After the war, Max was anxious to get back to making movies. He had a problem with being in France, too many war flashbacks, and a desire to turn the page and pursue new prospects. Linder moved to the U.S. but was unable to achieve the great success he enjoyed before the war.
Linder significantly influenced Charlie Chaplin, arguably the biggest film star ever to walk the planet. Chaplin made his debut in 1914. He once sent Linder a signed photograph: "To Max, the Professor, from his disciple, Charlie Chaplin." The two never appeared in the same film, but they spent much time together discussing gags and whatnot. As one does.

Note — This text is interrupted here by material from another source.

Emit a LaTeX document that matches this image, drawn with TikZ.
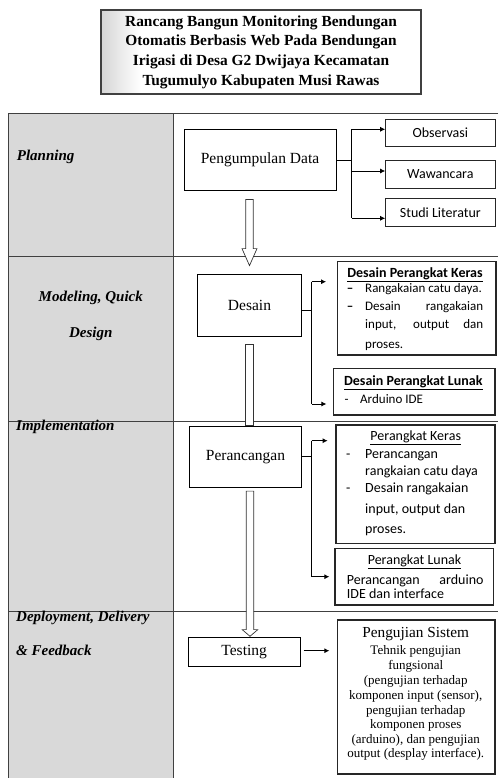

Now I know what you are going to ask, "If he's so great, why isn't he famous?" Here's why: Max Linder's personal life was chaotic, to say the least. In 1923, he was arrested for "kidnapping a minor," who later became his wife, the 17-year-old beauty Hélène "Ninette" Peters. When he first met her, the actor told a friend, "I spent the whole night in a hotel lounge talking to the most extraordinary girl I could ever imagine. Instantly, I knew this to be the woman in my life." They planned to run away together before Linder was caught in the act and arrested. By August of that year, they'd officially married, later having a daughter named Maude.
Throughout their crazy marriage, Linder is described as being abusive and highly jealous of everyone who might capture Hélène's attention. Tragically, things between Max and Hélène concluded on October 31, 1925. When the pair were discovered in what appeared to be a suicide pact. The exact circumstances remain a mystery, with some, including his own daughter, suggesting that instead, it is a murder-suicide. Linder had supposedly told a friend he'd planned to kill his wife, along with himself.
The reason for their shared deaths was the thought of Hélène being with someone else after Linder was gone was unbearable. He was 41 at the time, while she was just 19. When Linder died, Chaplin closed his studio for the day as a show of respect.
Max's last film was 1925's The King of the Circus.
Now, how do I know all this stuff? Well, Max and Hélène had a daughter, Maude. She was raised by her paternal grandparents, and when she became a teen, she lived with her maternal grandmother. At age 20, she apprehensively went to the cinema to see one of her father's movies for the first time. Upon leaving the theater, Maude decided to do everything she could to make his works accessible to the public. She spent much of her life trying to keep Max alive, finding quality copies of his films, and collecting ephemera and props from his movies. She has his Top Hat!
Max had left her their home and a considerable amount of cash. As she got older, the fortune dwindled, and she had to work as a part-time journalist and an assistant director. In 1983, Maude Linder made a documentary film titled The Man in the Silk Hat about the life and career of her father. It was screened out of competition at the 1983 Cannes Film Festival. That's where I first stumbled onto the genius of Max Linder. Maude Linder later published a book about Linder in France, Max Linder was My Father, and in 2008, she received the Prix Henri Langlois. But it is only available in French.
Maude Linder died on October 25, 2017, at 93. Almost 87 years to the date of her parent's death. arent's death.